Price formation is a main focus 

Three practices may undermine price formation: pegged orders, price collars and locked-in pricing. 

1. All periodic auctions accept pegged order type either to bid, offer or mid-point of the venue’s BBO (Best Bid and Offer) collar. For some respondents, it does not weaken price determination and provides certainty of execution. This is especially the case for less sophisticated investors and it is viewed as a major advantage of FBAs. Most systems also automatically adjust an incoming limit order that is outside the BBO so that, for limit buy and sell orders, the limit is set at the respective BBO price prevailing at the point in time when the order was submitted. This feature is called ‘‘adjusted limit orders’. ESMA states that auction systems that only allow the submission of pegged orders and/or adjusted limited orders should only operate under a reference price waiver. Therefore, ESMA suggests that all auctions should accept unadjusted limit and market orders to ensure venues are truly price-forming.

2. All periodic auctions use a price band limitation referring to prices determined by other systems (such as the PBBO) or an EBBO they have constructed themselves. Most respondents argued that this mechanism ensures that transactions always reflect current market conditions and therefore contributes to orderly trading. On the contrary, other respondents indicate that they are de facto reference price systems. ESMA is generally supportive of the use of price band limitations but its analysis of the average price spread in the top 10 liquid instruments constituents of EUROSTOXX 50 shows that “limiting price movements within the EBBO prevents any price movement” at all.

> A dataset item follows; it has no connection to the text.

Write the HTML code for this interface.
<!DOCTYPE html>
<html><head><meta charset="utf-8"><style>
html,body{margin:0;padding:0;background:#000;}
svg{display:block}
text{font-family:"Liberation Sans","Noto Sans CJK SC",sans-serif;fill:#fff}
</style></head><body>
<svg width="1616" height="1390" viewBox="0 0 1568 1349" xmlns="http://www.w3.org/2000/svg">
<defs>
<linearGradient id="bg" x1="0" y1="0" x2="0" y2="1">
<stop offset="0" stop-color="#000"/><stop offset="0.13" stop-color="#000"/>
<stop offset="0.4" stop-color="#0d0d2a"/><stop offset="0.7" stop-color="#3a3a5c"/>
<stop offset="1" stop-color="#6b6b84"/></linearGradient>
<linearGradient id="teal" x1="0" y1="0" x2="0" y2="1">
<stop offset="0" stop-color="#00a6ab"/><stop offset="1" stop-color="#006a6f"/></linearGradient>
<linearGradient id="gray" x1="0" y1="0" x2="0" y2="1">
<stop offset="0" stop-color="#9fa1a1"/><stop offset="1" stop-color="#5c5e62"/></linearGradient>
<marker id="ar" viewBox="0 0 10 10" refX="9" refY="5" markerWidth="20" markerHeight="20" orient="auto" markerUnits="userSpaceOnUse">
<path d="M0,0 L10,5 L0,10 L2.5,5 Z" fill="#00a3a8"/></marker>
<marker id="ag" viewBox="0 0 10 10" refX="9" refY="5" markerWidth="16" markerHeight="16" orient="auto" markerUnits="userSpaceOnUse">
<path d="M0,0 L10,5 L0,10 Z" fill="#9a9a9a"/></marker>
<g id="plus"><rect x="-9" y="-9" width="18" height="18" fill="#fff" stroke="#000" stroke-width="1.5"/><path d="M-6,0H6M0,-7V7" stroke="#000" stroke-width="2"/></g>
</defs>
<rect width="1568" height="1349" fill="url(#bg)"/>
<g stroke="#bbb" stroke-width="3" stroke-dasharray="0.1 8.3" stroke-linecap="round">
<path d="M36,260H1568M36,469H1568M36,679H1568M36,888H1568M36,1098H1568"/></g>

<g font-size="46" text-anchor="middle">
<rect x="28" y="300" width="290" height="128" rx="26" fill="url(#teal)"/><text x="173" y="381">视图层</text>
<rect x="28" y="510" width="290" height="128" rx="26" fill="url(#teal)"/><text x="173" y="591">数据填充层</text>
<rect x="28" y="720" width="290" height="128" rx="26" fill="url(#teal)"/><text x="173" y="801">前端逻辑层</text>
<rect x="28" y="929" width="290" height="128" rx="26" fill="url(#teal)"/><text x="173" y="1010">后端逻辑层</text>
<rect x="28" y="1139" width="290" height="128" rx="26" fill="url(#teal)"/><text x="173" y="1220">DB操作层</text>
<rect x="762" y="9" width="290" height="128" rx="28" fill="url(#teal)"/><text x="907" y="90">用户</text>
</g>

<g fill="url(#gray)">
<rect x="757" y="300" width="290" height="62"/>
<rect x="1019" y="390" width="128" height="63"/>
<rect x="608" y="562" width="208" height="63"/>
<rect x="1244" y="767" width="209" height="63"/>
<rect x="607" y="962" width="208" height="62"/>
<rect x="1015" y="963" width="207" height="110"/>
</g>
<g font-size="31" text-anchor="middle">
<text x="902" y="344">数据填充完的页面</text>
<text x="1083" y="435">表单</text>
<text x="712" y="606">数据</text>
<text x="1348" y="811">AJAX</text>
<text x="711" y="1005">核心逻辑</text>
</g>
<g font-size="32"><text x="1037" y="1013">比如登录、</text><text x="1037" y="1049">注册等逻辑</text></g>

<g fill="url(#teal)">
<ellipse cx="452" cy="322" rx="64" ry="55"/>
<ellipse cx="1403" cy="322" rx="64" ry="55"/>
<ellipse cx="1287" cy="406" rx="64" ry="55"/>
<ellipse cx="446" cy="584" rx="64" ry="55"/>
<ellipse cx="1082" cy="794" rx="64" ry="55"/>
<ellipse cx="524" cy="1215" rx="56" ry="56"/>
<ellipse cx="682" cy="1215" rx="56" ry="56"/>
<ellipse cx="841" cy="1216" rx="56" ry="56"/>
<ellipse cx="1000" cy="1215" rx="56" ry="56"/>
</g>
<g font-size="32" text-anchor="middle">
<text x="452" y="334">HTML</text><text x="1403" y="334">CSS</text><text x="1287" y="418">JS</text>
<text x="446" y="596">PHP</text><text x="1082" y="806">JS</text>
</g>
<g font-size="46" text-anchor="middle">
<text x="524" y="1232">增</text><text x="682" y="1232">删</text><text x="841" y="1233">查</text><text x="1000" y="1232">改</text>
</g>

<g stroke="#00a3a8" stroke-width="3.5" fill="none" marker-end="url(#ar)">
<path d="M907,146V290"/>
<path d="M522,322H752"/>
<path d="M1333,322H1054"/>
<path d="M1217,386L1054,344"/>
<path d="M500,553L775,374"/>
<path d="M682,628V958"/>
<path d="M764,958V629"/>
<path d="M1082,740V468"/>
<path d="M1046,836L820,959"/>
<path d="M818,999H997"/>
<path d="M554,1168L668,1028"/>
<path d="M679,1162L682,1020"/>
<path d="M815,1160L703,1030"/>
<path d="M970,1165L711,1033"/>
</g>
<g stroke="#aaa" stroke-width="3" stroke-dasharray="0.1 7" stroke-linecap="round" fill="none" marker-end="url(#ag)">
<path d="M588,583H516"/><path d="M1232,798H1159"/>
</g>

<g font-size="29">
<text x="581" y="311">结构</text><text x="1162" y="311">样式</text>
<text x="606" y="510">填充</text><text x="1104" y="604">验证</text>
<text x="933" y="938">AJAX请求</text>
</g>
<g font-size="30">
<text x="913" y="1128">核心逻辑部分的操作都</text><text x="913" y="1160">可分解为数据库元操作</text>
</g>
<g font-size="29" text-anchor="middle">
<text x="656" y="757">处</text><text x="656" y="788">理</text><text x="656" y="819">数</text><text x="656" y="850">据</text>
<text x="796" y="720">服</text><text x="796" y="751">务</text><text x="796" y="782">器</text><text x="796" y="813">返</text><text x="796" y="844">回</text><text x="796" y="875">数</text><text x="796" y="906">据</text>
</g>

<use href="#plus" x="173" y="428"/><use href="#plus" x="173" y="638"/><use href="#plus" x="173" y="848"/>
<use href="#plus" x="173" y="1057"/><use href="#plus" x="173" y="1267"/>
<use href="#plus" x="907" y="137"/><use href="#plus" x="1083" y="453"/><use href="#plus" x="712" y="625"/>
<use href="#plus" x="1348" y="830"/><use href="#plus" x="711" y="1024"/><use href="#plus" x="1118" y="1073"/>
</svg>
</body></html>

For that reason and in order to achieve a meaningful price determination, price band limitations should not make reference to prices determined by other systems. An alternative solution should be to provide a reasonable band, perhaps by using an EBBO with a specified number of ticks either side of it. In short, price collars should not be too narrow. Again, ESMA will provide further guidance in the coming months on this matter.

3. Some periodic auctions (namely GS Sigma-X MTF, UBS MTF and MS MTF) operate on the basis that the matching orders that initiate an auction set the auction price. Locking-in prices offers price certainty. The majority of the respondents did not consider that such systems are price forming, especially when those systems allow the use of mid-price pegged orders. In ESMA’s view this feature used in combination with self-matching, increases the risk of using FBAs for the formalisation of pre-arranged transactions. ESMA indicates that it should only be used by systems allowing the submission of (unadjusted) limit orders. Further guidance will be issued in the coming months.

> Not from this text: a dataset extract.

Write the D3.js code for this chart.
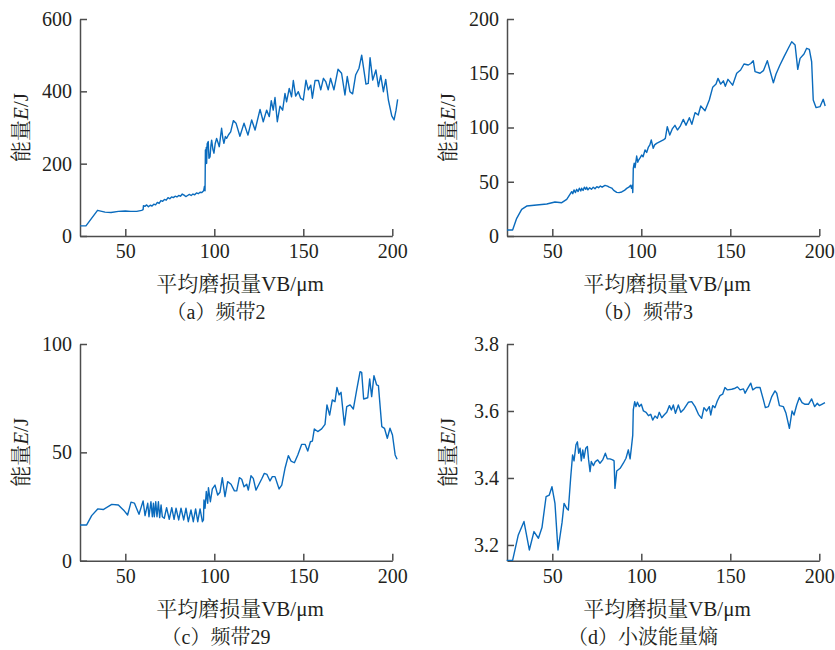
<!DOCTYPE html>
<html>
<head>
<meta charset="utf-8">
<script src="https://cdn.jsdelivr.net/npm/d3@7"></script>
<style>
	body { margin: 0; background: #fff; }
	svg text { font-family: "Liberation Serif", "Noto Serif CJK SC", "Noto Sans CJK SC", serif; fill: #231f20; }
	.axis path, .axis line { stroke: #4d4d4d; stroke-width: 1.5; }
	.axis text { font-size: 20px; }
</style>
</head>
<body>
<svg id="plot" width="835" height="650"></svg>
<script>
// x axis: mean flank wear VB (um)
var xTicks = [50, 100, 150, 200];

// (a) band 2
var band2Ticks = [0, 200, 400, 600];
var band2 = [[24.55,28],[27.9,28],[34.4,71],[38.6,66],[42,65],[46.1,68],[50,69],[53,68],[56.4,68],[59.2,71],[60,73],[60.2,84],[61,82],[62,86],[63,81],[64,85],[65,83],[66,88],[67,86],[68,93],[69,90],[70,98],[71,96],[72,101],[73,99],[74,106],[75,103],[76,108],[77,106],[78,110],[79,108],[80,112],[81,110],[82,116],[83,113],[84,109],[85,112],[86,115],[87,112],[88,116],[89,114],[90,119],[91,117],[92,121],[93,120],[94,125],[94.5,138],[94.8,125],[95,238],[95.2,200],[95.5,245],[95.7,201],[96,255],[96.6,261],[97,215],[97.6,219],[98.1,250],[98.5,265],[99.2,240],[99.8,229],[100.5,255],[101.3,270],[102.1,258],[102.8,247],[103.5,275],[104.1,298],[104.8,270],[105.4,256],[106.2,275],[106.9,270],[108,280],[109.2,288],[110.7,319],[112.2,312],[114.4,276],[116.7,312],[118.9,279],[121,321],[122.9,293],[125.7,350],[127.5,316],[129.4,348],[130.9,330],[132,374],[133.1,348],[134.1,383],[135.4,316],[136.9,359],[138.4,348],[139.7,394],[140.6,371],[142.1,408],[143.4,385],[144.4,430],[145.7,387],[147.2,399],[148.5,381],[150,376],[151.5,431],[152.8,404],[154.2,417],[155.1,381],[156.6,430],[158.5,430],[159.8,404],[161.3,436],[162.6,427],[164,404],[165.3,436],[167.2,404],[169.5,461],[171.5,450],[173.4,390],[174.7,441],[176.2,399],[177.7,393],[179.4,445],[181.3,464],[182.8,500],[185.2,420],[186.5,422],[187.5,493],[189,431],[190.8,459],[192.2,413],[193.5,444],[195,399],[196.3,433],[197.8,376],[199.7,332],[201,321],[202.1,348],[203,378]];

// (b) band 3
var band3Ticks = [0, 50, 100, 150, 200];
var band3 = [[24.55,5.5],[27.7,5.5],[30,16.3],[32.8,24.6],[35.6,27.6],[41.2,28.6],[46.9,29.5],[51.5,31.3],[55.3,30.7],[58.1,33.8],[60.9,40.9],[61.5,39],[62.2,42.5],[63,40],[63.7,43],[64.5,41],[65.2,44],[66,41.5],[66.5,44],[67.3,42],[68,45],[68.8,43],[69.3,45],[70,42.5],[71,44.5],[72,43],[73,45],[74,43.5],[75,45.5],[76,44.5],[77,46],[78,45],[79.6,46.7],[81,46],[82,45],[83.4,44.2],[84.5,42],[86.2,40.2],[87.5,40],[89,40.6],[90.5,42],[91.8,43.9],[93,45],[94,46.7],[94.5,44],[95,47],[95.2,40],[95.3,45],[95.5,62.4],[96,67],[96.5,63],[97.4,73.7],[98,68],[98.5,70],[99.3,72],[100.2,74.6],[101,73],[102.1,79.3],[103,77],[104,82],[104.8,84],[105.6,88.5],[106.7,80.8],[107.5,84],[108.6,85.4],[110.5,87],[112.4,88.5],[113.5,90],[114.6,100.8],[116,93],[117.5,99],[118.9,102],[120.3,97.7],[121.8,101],[123.6,107.5],[125.1,102],[127,109],[128.4,103],[130.2,113.7],[132,111.5],[133.4,119.8],[135.8,115.5],[138.2,125.3],[140.1,137],[142,140],[143.1,145.3],[144.6,140],[146.1,143],[147.2,138],[148.7,144.4],[151.3,139],[153.6,150],[155.8,153],[157.7,158.5],[160.1,157.6],[161.5,159],[162.9,161.6],[163.9,151.5],[166.7,150],[168.6,152.4],[170.8,161.6],[172.7,150],[174.2,141.3],[175.7,149.3],[177.9,157.6],[180.2,165.3],[182.6,173],[184.5,179],[186.4,176],[187.9,153.6],[189.2,163.7],[191.4,167.7],[192.9,173],[194.4,172],[195.7,160.6],[196.6,125.3],[198.2,118.3],[200.4,119.2],[202.2,126],[203.3,119.8]];

// (c) band 29
var band29Ticks = [0, 50, 100];
var band29 = [[24.55,16.5],[28.3,16.5],[31.1,20.8],[34.5,23.9],[37.6,23.6],[42.4,26],[46.1,25.7],[49.4,23],[51.3,21.1],[53.2,27],[55.1,26.6],[57.7,21.4],[60,27.6],[61.1,20.8],[62.6,26.5],[63.3,20.3],[64.4,27.2],[65.2,20.3],[65.8,26.5],[66.3,20.3],[67.1,27.2],[67.8,20.3],[68.6,27.2],[69.3,19.9],[70.1,25.7],[70.8,20.3],[71.9,19.6],[73.2,24.5],[74.7,19.1],[76.1,24.5],[77.4,19.1],[78.5,24.2],[80,18.8],[81.3,24.2],[82.8,18.8],[84.1,24.2],[85.4,18],[86.9,23.4],[88.2,18],[89.5,23.9],[90.7,18],[92,23.9],[93.3,18],[93.9,18.8],[94.2,28],[94.8,24.2],[95.5,31.9],[96.3,26.5],[96.7,33.7],[97.8,27.2],[98.9,33.1],[100.4,34.9],[101.9,30.3],[103.2,31.6],[104.5,38.3],[106,29.6],[107.5,36.5],[109.4,35.3],[111.3,32.2],[112.6,32.2],[114.1,38.3],[115.4,37.6],[116.7,34.1],[118.2,35.3],[119.1,32.6],[120.6,39.2],[121.9,38],[123.4,32.6],[125.1,35.3],[126.6,37.7],[128.1,40.3],[129.6,39.8],[131.3,36.8],[132.6,38.8],[134.1,38.8],[136.4,33.1],[137.9,34.9],[139.8,42.9],[141.6,48.5],[143.1,46],[145,45.2],[146.9,48.8],[149.1,53.7],[151,53.7],[152.5,50.6],[154,54.9],[155.1,55.2],[156.2,60.8],[158.1,59.6],[160.3,60.8],[162.2,62.9],[163.3,71.9],[164.8,67.2],[166.3,74.2],[167.8,73.4],[168.9,79.9],[170.1,76.5],[171.2,77.7],[173.1,62.6],[174.4,71.1],[176.3,71.9],[178.1,70],[180,78.8],[181.9,87.2],[182.8,86.9],[183.9,74.6],[186.2,75.2],[187.3,83.9],[188.4,75.7],[189.7,85.4],[191.2,81.1],[192.2,80.8],[194.1,61.9],[195.6,61.1],[197.2,56.5],[198.7,61.1],[200.1,58],[201.6,48.8],[202.7,46.8]];

// (d) wavelet energy entropy
var entropyTicks = [3.2, 3.4, 3.6, 3.8];
var entropy = [[24.4,3.154],[27.7,3.154],[30.9,3.230],[34.1,3.270],[37.1,3.185],[39.7,3.240],[42.2,3.220],[44.2,3.252],[46.5,3.344],[48.3,3.349],[49.8,3.374],[51.5,3.324],[53.2,3.185],[55.5,3.268],[56.6,3.324],[58.1,3.309],[59,3.304],[60.3,3.399],[61.4,3.469],[62.2,3.451],[63.3,3.499],[64.1,3.508],[64.8,3.474],[65.6,3.489],[66.3,3.451],[67.1,3.484],[67.8,3.459],[68.8,3.489],[69.7,3.494],[70.4,3.454],[71.2,3.419],[71.9,3.449],[73.1,3.437],[74.2,3.449],[75.5,3.454],[76.8,3.444],[78.3,3.454],[79.8,3.474],[80.9,3.457],[82.4,3.457],[83.9,3.454],[84.7,3.451],[85.2,3.369],[86.2,3.421],[88.1,3.429],[89.9,3.444],[91.4,3.459],[92.7,3.484],[93.7,3.457],[94.4,3.489],[95.2,3.528],[95.5,3.603],[96.3,3.628],[97,3.613],[97.8,3.626],[98.9,3.613],[100,3.620],[101.2,3.600],[102.7,3.596],[104,3.586],[105.3,3.590],[106.4,3.573],[107.7,3.585],[109,3.578],[110.1,3.596],[111.5,3.580],[112.8,3.588],[114.3,3.596],[115.8,3.616],[116.9,3.603],[118,3.618],[119.2,3.593],[120.8,3.618],[122.2,3.596],[124,3.606],[126.4,3.626],[128.3,3.628],[130.2,3.613],[132.1,3.590],[133.9,3.578],[135.2,3.610],[136.7,3.600],[138.2,3.613],[139,3.588],[140.1,3.616],[141.4,3.610],[142.7,3.630],[144.2,3.646],[145.7,3.650],[147,3.670],[148.4,3.663],[150.8,3.665],[152.7,3.668],[154,3.672],[155.5,3.663],[157.4,3.666],[158.3,3.653],[159.6,3.666],[161.5,3.683],[162.6,3.663],[164.5,3.670],[166.7,3.670],[168.6,3.633],[169.7,3.610],[171.4,3.613],[173.3,3.643],[175.1,3.660],[176.1,3.653],[177.6,3.616],[179.8,3.613],[181.3,3.593],[183.2,3.548],[184.7,3.600],[185.8,3.588],[187.3,3.618],[188.8,3.640],[190.3,3.625],[192,3.620],[193.9,3.620],[195.7,3.636],[197.4,3.613],[198.9,3.623],[200,3.616],[201.4,3.620],[203.2,3.625]];

var captions = ["（a）频带2", "（b）频带3", "（c）频带29", "（d）小波能量熵"];

var svg = d3.select('#plot');

function Panel(opt) {
	var x = d3.scaleLinear().domain([24.55, 200]).range([opt.l, opt.l + 312.3]),
		y = d3.scaleLinear().domain(opt.yDomain).range([opt.b, opt.t]);

	var g = svg.append("g");

	g.append("g")
		.attr("class", "axis")
		.attr("transform", "translate(0," + opt.b + ")")
		.call(d3.axisBottom(x).tickValues(xTicks).tickSizeInner(-7).tickSizeOuter(0).tickPadding(8));

	g.append("g")
		.attr("class", "axis")
		.attr("transform", "translate(" + opt.l + ",0)")
		.call(d3.axisLeft(y).tickValues(opt.ticks).tickSizeInner(-7).tickSizeOuter(0).tickPadding(8)
			.tickFormat(opt.fmt || d3.format("d")));

	g.selectAll(".axis text").attr("fill", "#231f20");

	var line = d3.line()
		.x(function(d) { return x(d[0]); })
		.y(function(d) { return y(d[1]); });

	g.append("path")
		.datum(opt.data)
		.attr("fill", "none")
		.attr("stroke", "#0a6bbd")
		.attr("stroke-width", 1.4)
		.attr("stroke-linejoin", "round")
		.attr("d", line);

	// y label
	var yl = g.append("text")
		.attr("transform", "translate(" + (opt.l - 60) + "," + ((opt.t + opt.b) / 2) + ") rotate(-90)")
		.attr("text-anchor", "middle")
		.attr("dy", "0.4em")
		.style("font-size", "21px");
	yl.append("tspan").text("能量");
	yl.append("tspan").style("font-style", "italic").text("E");
	yl.append("tspan").text("/J");

	g.append("text")
		.attr("x", opt.l + 160)
		.attr("y", opt.b + 55)
		.attr("text-anchor", "middle")
		.style("font-size", "21px")
		.text("平均磨损量VB/μm");

	g.append("text")
		.attr("x", opt.l + 136)
		.attr("y", opt.b + 83)
		.attr("text-anchor", "middle")
		.style("font-size", "20px")
		.text(opt.caption);
}

Panel({l: 80, t: 19, b: 236, yDomain: [0, 600], ticks: band2Ticks, data: band2, caption: captions[0]});
Panel({l: 507, t: 19, b: 236, yDomain: [0, 200], ticks: band3Ticks, data: band3, caption: captions[1]});
Panel({l: 80, t: 344, b: 560.7, yDomain: [0, 100], ticks: band29Ticks, data: band29, caption: captions[2]});
Panel({l: 507, t: 344, b: 560.7, yDomain: [3.153, 3.8], ticks: entropyTicks, data: entropy, caption: captions[3], fmt: d3.format(".1f")});
</script>
</body>
</html>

Self-matching: Is it really controversial?

All FBAs allow for self-matching, which is defined as the possibility of two orders from the same broker to be matched. Some auctions also offer broker preferencing, meaning opposing orders from the same member are matched ahead of other orders at the same price. It is worth noting that self-matching functionalities, and in particular member preferencing, are already in place in most CLOB systems.

“It would make sense to limit the practice across all order books, not just FBAs,” stated in Oslo Borse’s response.

While the initial concern about the broker preferencing, was that it could be used to bypass the need for the negotiated trade waiver, ESMA recognises that there is no evidence that it is actively being used to formalise negotiated transactions. Research from AIMA indicates that pairs of trades routed to FBAs cannot be assumed to match with any certainty. Consequently, ESMA will clarify through upcoming guidance that the use of self-matching should not be used to formalise privately negotiated transactions but only genuine internalisation flow.


As noted in the previous article, ESMA acknowledges the beneficial impact of the innovative trading mechanism introduced by periodic auction books. Nevertheless, it does not mean carte blanche. In the final report of their call for evidence, ESMA draws lines to indicate where the dark spots are. The upcoming guidance on regulatory issues should be seen as an opportunity to move further along the learning curve of an innovation that is gaining ground in the European equities trading landscape.